While people normally think of smoke detectors and alarm systems when the topic of fire prevention is raised, fire suppression equipment plays a role of equal if not greater importance in the prevention of tragic disasters in residential settings.

Battery-powered smoke alarms have already become a near ubiquitous feature of residential and commercial properties around Australia, particularly following the introduction of legislation in certain states, such as Victoria, mandating their installation in all homes, units, flats and townhouses.

Smoke alarms serve as a highly effective means of detecting fires long before they reach unmanageable proportions, and alerting building occupants. The spread of the technology has also made the devices extremely cheap, retailing for as little as US$20.00 for a bare basic detection system.

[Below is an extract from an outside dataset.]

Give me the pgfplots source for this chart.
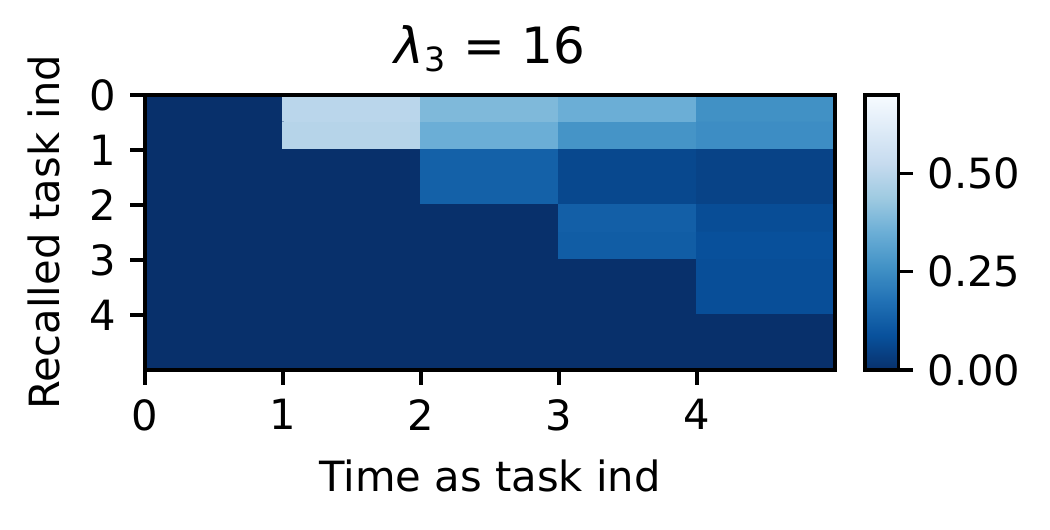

For large-scale communal facilities, such as student dormitories and retirement homes, more thorough and effective fire prevention measures should be adopted, given the fact that they house a greater number of residents at a higher density. The increased number of building occupants can hamper evacuation and rescue efforts – a problem which is even more pronounced in retirement facilities, where many residents may suffer from limited mobility.

This makes fire suppression equipment essential for such large-scale residential complexes, enabling the building system itself to not only alert occupants to the presence of a potential fire hazard, but to extinguish any incipient blazes themselves before they become perilous.

Far and away the most common form of automatic suppression equipment is the sprinkler. During the period from 2007 to 2011, they comprised 95 per cent of automatic suppression equipment present during structural fires, achieving a reduction in  damage of 57 per cent.

The need for fire suppression in addition to smoke detectors is exemplified by a blaze which destroyed a US college dormitory in 2007. The eight-unit building in Rhoda Island was equipped with a hardwired smoke detection unit for the detection of fires, yet lacked a sprinkler system of actually dealing with fire itself.

The result was the destruction of the entire building, valued at US$500,000, and contents worth US$150,000, as well as injuries to two civilians and three firefighters.

Regulators in Australia have recognised the indispensable role of fire suppression systems for residential facilities housing the elderly and vulnerable, particularly in the wake of a tragic fire that consumed a nursing home in the Sydney suburb of Quaker Hill in November 2011, leaving a total of 11 people dead.

On January 1, 2013 NSW made the retrofitting of automatic sprinkling systems in nursing homes mandatory, requiring that they meet the Building Code of Australia’s national standard for sprinklers in newly built aged care facilities.

Victoria and Queensland have already instituted similar requirements, with groups such as the Council of the Ageing calling for fire suppression systems to be made mandatory for nursing homes throughout Australia.